What We’ve Learned After 4 Years of Marriage


…not much.

Just kidding! Christopher and I were married four years ago today in Treviso, Italy. I was a fresh, sweet 20 year old in college and he was a handsome, driven 24 year old beginning his graduate school training. We were young, naive and full of so much love. We’ve grown an incredible amount over these past 4 years, and we’d love to share some of our experiences.

First, let me say that this growth has been incredibly painful at times. There were certainly days there where we both wondered if we’d make it until tomorrow. But we always did. Next, let me warn that we are very different people. Christopher is very organized, structured and responsible. He’s the money saving, home organizing, “let’s put a label on that” type. Whereas I’m the more uninhibited, organized chaos, “let’s use the labels for an art project” type. This has actually been really good for us. We’ve found that we balance one another out, and are able to portray a healthy mixture of both for our son. BUT, sometimes it can be pretty frustrating when I want to spend a Sunday lounging and he wants to spend the day re-organizing the junk drawer (that’s a real thing in our home…no kidding).

Something we’ve learned to do is embrace the differences in one another. This isn’t something we always jump on, but it’s been really good for us. It makes me feel loved when he tries things my way, and he feels loved when I try things his way.
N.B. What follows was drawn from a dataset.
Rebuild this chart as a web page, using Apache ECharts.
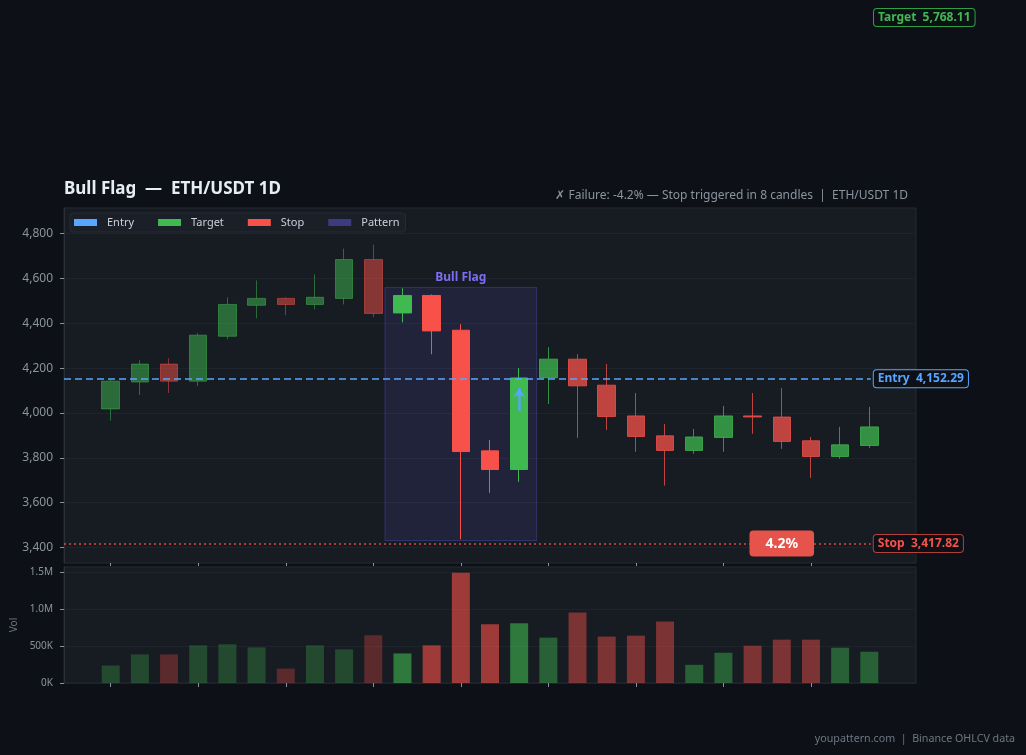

Something else that has been really valuable for our marriage is understanding one another’s love language. I highly recommend taking this online quiz to understand how you give and receive love. It was a startling experience for Christopher to realize that performing acts of service didn’t make me feel as loved as he intended. When he learned that I receive love through quality time, he was able to love me better, or love me in my own language. And this translated the same way for how I loved Christopher.

One other thing we have learned is that the health of a relationship is not defined by the absence of arguing, but by the way you argue. We’ve always argued, but we came to realize that this was a skill. It all came down to how we communicated. We always tried to keep close to “I” statements and things of that sort, but somehow statements like “I feel…like you’re being a _____” still snuck into the conversation. This really wasn’t constructive, no surprise. Now we try to always recognize that when we’re angry at one another, it’s not just anger. We try to identify the root of the anger and go from there (while also recognizing that we’re angry, because that’s valid too). A lot of the time, we’re angry because we feel hurt or mistreated. But the hurt was what came first and then turned into anger as we reacted and attempted to protect ourselves from future hurt. This has been really helpful in healing the pain we create, and also safeguarding against layering hurtful comments on what has already been said.

This is just a little bit of what’s been helpful for us, but there of course is a whole, lot more. We have an incredible amount of respect for those who fight for their love. It’s not an easy battle, but it’s nice to know that we’re all doing it together.